Ask yourself, if he really loved me would he be doing something that visably and audibly hurts me so? It's an addiction. My ex couldn't stop. He knew he was hurting me. That made him hide it all the more. If your husband is willing to get some help maybe he can over come it. Mine never wanted to try.
My best advice to you is take care of you. Don't let this destroy you, like it did me. If I were you I would be upfront with my MIL. Now, others I think I would just keep it to myself. Your MIL already knows. It won't hurt for her to know the whole story.
Hugs, Brenda

Hugs, Brenda 

iVillage Member
Registered: 03-19-2003
Sat, 04-15-2006 - 1:09am

Well, if it's a normal "guy thing".... he wouldn't be sneaking to do it behind your back and he wouldn't keep saying that he'll quit and get help.

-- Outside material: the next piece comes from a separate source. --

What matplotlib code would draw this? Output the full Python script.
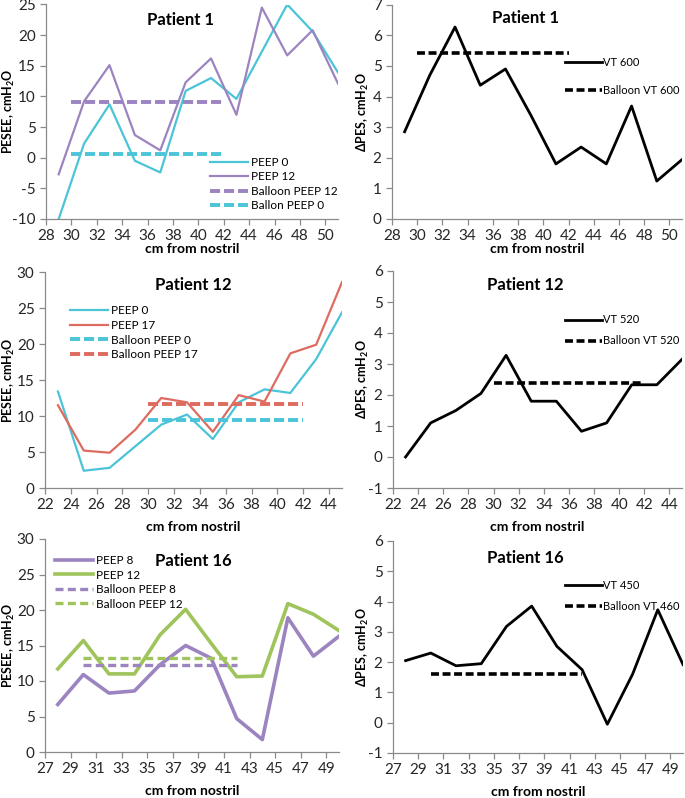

He's not only disrespecting you and your marriage by seeking this... but he's disrespecting himself, too.


Karen ~ wildlucky4me ~

iVillage Member
Registered: 03-19-2003
Sat, 04-15-2006 - 1:14am

My EX would go online... or rent porn to watch... when I was at work (he just said he was working).


Karen ~ wildlucky4me ~

iVillage Member
Registered: 03-11-2004
Sat, 04-15-2006 - 4:38pm

Mine would look at night instead of coming to bed with me. Yes, I also knew some of his "fantasys" were do to the porn.

"What he didn't realize was.... he lost so much because he never took the time to know "me" and what I could bring to the sexual side of the relationship." AMEN!